Marriott CEO discusses difficult steps the company must make

As the Covid-19 pandemic continues to batter the hotel
industry, Marriott International CEO Arne Sorenson told investors and analysts
that the company is “taking very aggressive actions” to cut general and
administrative costs by a minimum of $140 million.

“We will work our way through this,” said Sorenson during a
conference call Thursday morning. “Perhaps not next month or even next quarter,
but nonetheless, reasonably soon our associates will be back at work, our
guests will be back on the road and we will collectively look back at this
experience as something we worked through together.”

Earlier this week, Marriott said it would furlough tens of
thousands of employees with hotels forced to close restaurants, close floors or
shutter entire hotels. 

Other mitigation plans at the property level include a
temporary deferment of most brand standards, with owners and franchisees
permitted to delay renovations due in 2020 by one year, defer any required
furniture, fixtures and equipment funding and suspend brand-standard audits.

At the corporate level, Marriott is making significant cuts
in senior executive salaries, including a suspension of salary for both
Sorenson and executive chairman Bill Marriott. Additional corporate measures
include implementing temporary leaves for some North American staff, shortening
work weeks globally and canceling nonessential travel and spending.
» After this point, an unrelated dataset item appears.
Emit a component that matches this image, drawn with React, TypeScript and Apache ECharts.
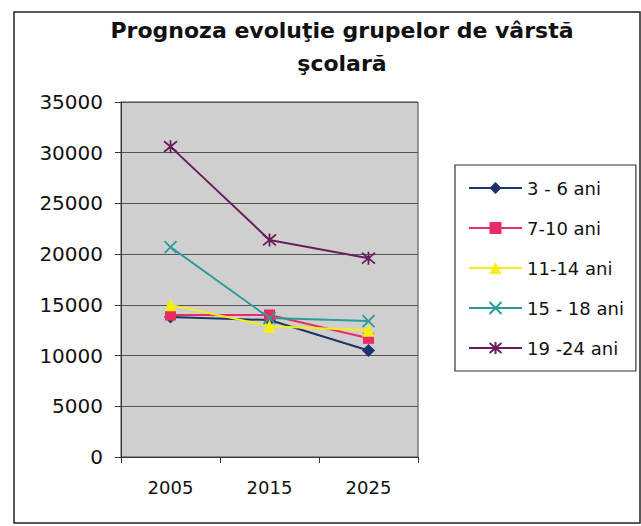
import React, { useEffect, useRef } from "react";
import * as echarts from "echarts";

const years = ["2005", "2015", "2025"];
const seriesNames = ["3 - 6 ani", "7-10 ani", "11-14 ani", "15 - 18 ani", "19 -24 ani"];
const age3to6 = [13800, 13500, 10500];
const age7to10 = [14000, 14000, 11700];
const age11to14 = [15000, 12900, 12500];
const age15to18 = [20700, 13700, 13400];
const age19to24 = [30600, 21400, 19600];
const yTicks = [0, 5000, 10000, 15000, 20000, 25000, 30000, 35000];

const FONT = '"DejaVu Sans", Arial, sans-serif';

export default function App() {
  const ref = useRef<HTMLDivElement>(null);
  useEffect(() => {
    if (!ref.current) return;
    const chart = echarts.init(ref.current, null, { renderer: "svg" });
    const xPath = "path://M0,0L10,10M10,0L0,10";
    const starPath = "path://M0,0L10,10M10,0L0,10M5,-1L5,11";
    const mk = (name: string, data: number[], color: string, symbol: string, size: number, stroke: boolean) => ({
      name,
      type: "line",
      data,
      symbol,
      symbolSize: size,
      lineStyle: { color, width: 2 },
      itemStyle: stroke
        ? { color, borderColor: color, borderWidth: 1.8 }
        : { color, borderWidth: 0 },
      emphasis: { disabled: true },
    });
    chart.setOption({
      animation: false,
      backgroundColor: "#ffffff",
      textStyle: { fontFamily: FONT },
      graphic: [
        {
          type: "rect",
          shape: { x: 14, y: 12, width: 626, height: 511 },
          style: { fill: "none", stroke: "#222", lineWidth: 1.5 },
          z: -1,
        },
        {
          type: "text",
          x: 342,
          y: 30,
          style: {
            text: "Prognoza evoluţie grupelor de vârstă",
            font: `bold 22px ${FONT}`,
            fill: "#111",
            textAlign: "center",
            textVerticalAlign: "middle",
          },
        },
        {
          type: "text",
          x: 342,
          y: 63,
          style: {
            text: "şcolară",
            font: `bold 22px ${FONT}`,
            fill: "#111",
            textAlign: "center",
            textVerticalAlign: "middle",
          },
        },
      ],
      grid: {
        left: 121,
        top: 102,
        right: 223,
        bottom: 69,
        show: true,
        backgroundColor: "#cfcfcf",
        borderColor: "#444",
        borderWidth: 1,
      },
      legend: {
        orient: "vertical",
        left: 455,
        top: 165,
        data: seriesNames,
        itemWidth: 53,
        itemHeight: 15,
        itemGap: 20,
        padding: [13, 12, 13, 13],
        borderColor: "#333",
        borderWidth: 1.2,
        backgroundColor: "#fff",
        textStyle: { fontSize: 18, color: "#111", fontFamily: FONT, lineHeight: 20 },
      },
      xAxis: {
        type: "category",
        data: years,
        boundaryGap: true,
        axisLine: { lineStyle: { color: "#333", width: 1 } },
        axisTick: { show: true, length: 6, lineStyle: { color: "#333" } },
        axisLabel: { fontSize: 18, color: "#111", margin: 21, fontFamily: FONT },
        splitLine: { show: false },
      },
      yAxis: {
        type: "value",
        min: yTicks[0],
        max: yTicks[yTicks.length - 1],
        interval: 5000,
        axisLine: { show: true, lineStyle: { color: "#333", width: 1 } },
        axisTick: { show: true, length: 6, lineStyle: { color: "#333" } },
        axisLabel: {
          fontSize: 20,
          color: "#111",
          margin: 18,
          fontFamily: FONT,
          formatter: (v: number) => String(v),
        },
        splitLine: { show: true, lineStyle: { color: "#555", width: 1 } },
      },
      series: [
        mk(seriesNames[0], age3to6, "#1c3468", "diamond", 13, false),
        mk(seriesNames[1], age7to10, "#e82c66", "rect", 11, false),
        mk(seriesNames[2], age11to14, "#f6ee10", "triangle", 13, false),
        mk(seriesNames[3], age15to18, "#2a9c9c", xPath, 12, true),
        mk(seriesNames[4], age19to24, "#6a1d5c", starPath, 13, true),
      ],
    });
    return () => chart.dispose();
  }, []);
  return (
    <div
      ref={ref}
      style={{ position: "absolute", left: 0, top: 0, width: 641, height: 526 }}
    />
  );
}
Meanwhile, Sorenson said that the health crisis in China is
showing signs of stabilization, with the number of closed Marriott hotels in
greater China down from over 90 a month ago to just under 30 today.

As the virus spreads, however, key performance metrics in
other parts of the world are just starting to hit critical levels. Marriott
reports that North America and Europe hotels have seen occupancy levels below
25% over the last few days compared with about 70% a year ago, with “further
erosion in performance” expected in the weeks ahead.